▶ **Provided material**:
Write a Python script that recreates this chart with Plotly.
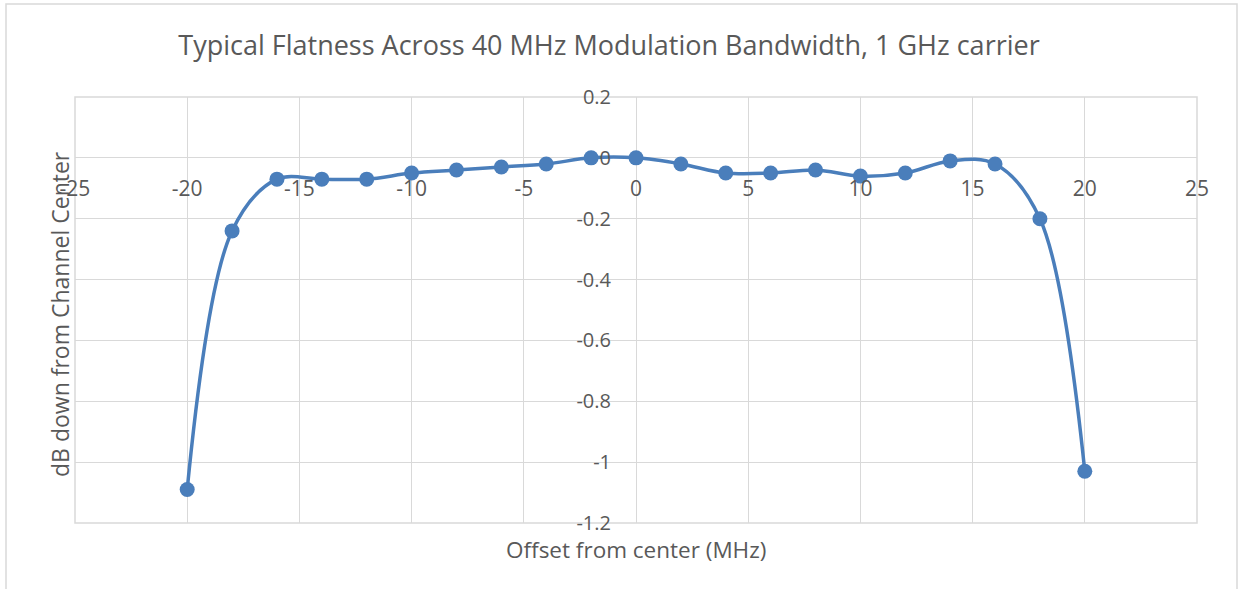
import plotly.graph_objects as go

offset_mhz = [-20, -18, -16, -14, -12, -10, -8, -6, -4, -2, 0, 2, 4, 6, 8, 10, 12, 14, 16, 18, 20]
db_down = [-1.09, -0.24, -0.07, -0.07, -0.07, -0.05, -0.04, -0.03, -0.02, 0.0, 0.0,
           -0.02, -0.05, -0.05, -0.04, -0.06, -0.05, -0.01, -0.02, -0.20, -1.03]

x_ticks = [-25, -20, -15, -10, -5, 0, 5, 10, 15, 20, 25]
x_tick_text = ["-25", "-20", "-15", "-10", "-5", "0", "5", "10", "15", "20", "25"]
y_ticks = [0.2, 0, -0.2, -0.4, -0.6, -0.8, -1.0, -1.2]
y_tick_text = ["0.2", "0", "-0.2", "-0.4", "-0.6", "-0.8", "-1", "-1.2"]

title_text = "Typical Flatness Across 40 MHz Modulation Bandwidth, 1 GHz carrier"
x_title = "Offset from center (MHz)"
y_title = "dB down from Channel Center"

FONT = "Open Sans"
TXT = "#595959"
GRID = "#d9d9d9"
BLUE = "#4a7ebb"

fig = go.Figure()
fig.add_trace(go.Scatter(
    x=offset_mhz, y=db_down, mode="lines+markers",
    line=dict(color=BLUE, width=3.5, shape="spline", smoothing=1.0),
    marker=dict(color=BLUE, size=15),
    showlegend=False,
))

W, H = 1238, 589
L, R, T, B = 75, 41, 97, 66
pw = W - L - R
ph = H - T - B
ymin, ymax = -1.2, 0.2
y0_frac = (0 - ymin) / (ymax - ymin)

fig.update_layout(
    width=W, height=H,
    margin=dict(l=L, r=R, t=T, b=B),
    paper_bgcolor="white", plot_bgcolor="white",
    font=dict(family=FONT, color=TXT),
    title=dict(text=title_text, x=609 / W, xanchor="center", y=1 - 46 / H, yanchor="middle",
               font=dict(size=27, color=TXT, family=FONT)),
    xaxis=dict(range=[-25, 25], tickvals=x_ticks, ticktext=x_tick_text,
               showgrid=True, gridcolor=GRID, gridwidth=1, zeroline=False,
               showline=False, ticks="", anchor="free", position=y0_frac,
               ticklabelstandoff=16,
               tickfont=dict(size=21, color=TXT, family=FONT)),
    yaxis=dict(range=[ymin, ymax], tickvals=y_ticks, ticktext=y_tick_text,
               showgrid=True, gridcolor=GRID, gridwidth=1, zeroline=False,
               showline=False, ticks="", anchor="free", position=0.5,
               ticklabelstandoff=25,
               tickfont=dict(size=20, color=TXT, family=FONT)),
    shapes=[
        dict(type="rect", xref="paper", yref="paper", x0=0, x1=1, y0=0, y1=1,
             line=dict(color=GRID, width=1.5), layer="below"),
        dict(type="rect", xref="paper", yref="paper",
             x0=(6 - L) / pw, x1=(1237 - L) / pw, y0=(T + ph - 600) / ph, y1=(T + ph - 4) / ph,
             line=dict(color=GRID, width=1.5), layer="below"),
    ],
    annotations=[
        dict(text=x_title, xref="paper", yref="paper", x=(636 - L) / pw, y=(T + ph - 549) / ph,
             xanchor="center", yanchor="middle", showarrow=False,
             font=dict(size=22.5, color=TXT, family=FONT)),
        dict(text=y_title, xref="paper", yref="paper", x=(60 - L) / pw, y=(T + ph - 314) / ph,
             xanchor="center", yanchor="middle", showarrow=False, textangle=-90,
             font=dict(size=23, color=TXT, family=FONT)),
    ],
)

fig.write_html("out.html", config={"displayModeBar": False},
               post_script="document.body.style.margin='0';")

▶ **Written problem**: Set the lines above down again, word for word, from the first through the one containing "y0_frac = (0 - ymin) / (ymax - ymin)"; pictures excluded.

▶ **Solution for this exercise**:
Write a Python script that recreates this chart with Plotly.
import plotly.graph_objects as go

offset_mhz = [-20, -18, -16, -14, -12, -10, -8, -6, -4, -2, 0, 2, 4, 6, 8, 10, 12, 14, 16, 18, 20]
db_down = [-1.09, -0.24, -0.07, -0.07, -0.07, -0.05, -0.04, -0.03, -0.02, 0.0, 0.0,
           -0.02, -0.05, -0.05, -0.04, -0.06, -0.05, -0.01, -0.02, -0.20, -1.03]

x_ticks = [-25, -20, -15, -10, -5, 0, 5, 10, 15, 20, 25]
x_tick_text = ["-25", "-20", "-15", "-10", "-5", "0", "5", "10", "15", "20", "25"]
y_ticks = [0.2, 0, -0.2, -0.4, -0.6, -0.8, -1.0, -1.2]
y_tick_text = ["0.2", "0", "-0.2", "-0.4", "-0.6", "-0.8", "-1", "-1.2"]

title_text = "Typical Flatness Across 40 MHz Modulation Bandwidth, 1 GHz carrier"
x_title = "Offset from center (MHz)"
y_title = "dB down from Channel Center"

FONT = "Open Sans"
TXT = "#595959"
GRID = "#d9d9d9"
BLUE = "#4a7ebb"

fig = go.Figure()
fig.add_trace(go.Scatter(
    x=offset_mhz, y=db_down, mode="lines+markers",
    line=dict(color=BLUE, width=3.5, shape="spline", smoothing=1.0),
    marker=dict(color=BLUE, size=15),
    showlegend=False,
))

W, H = 1238, 589
L, R, T, B = 75, 41, 97, 66
pw = W - L - R
ph = H - T - B
ymin, ymax = -1.2, 0.2
y0_frac = (0 - ymin) / (ymax - ymin)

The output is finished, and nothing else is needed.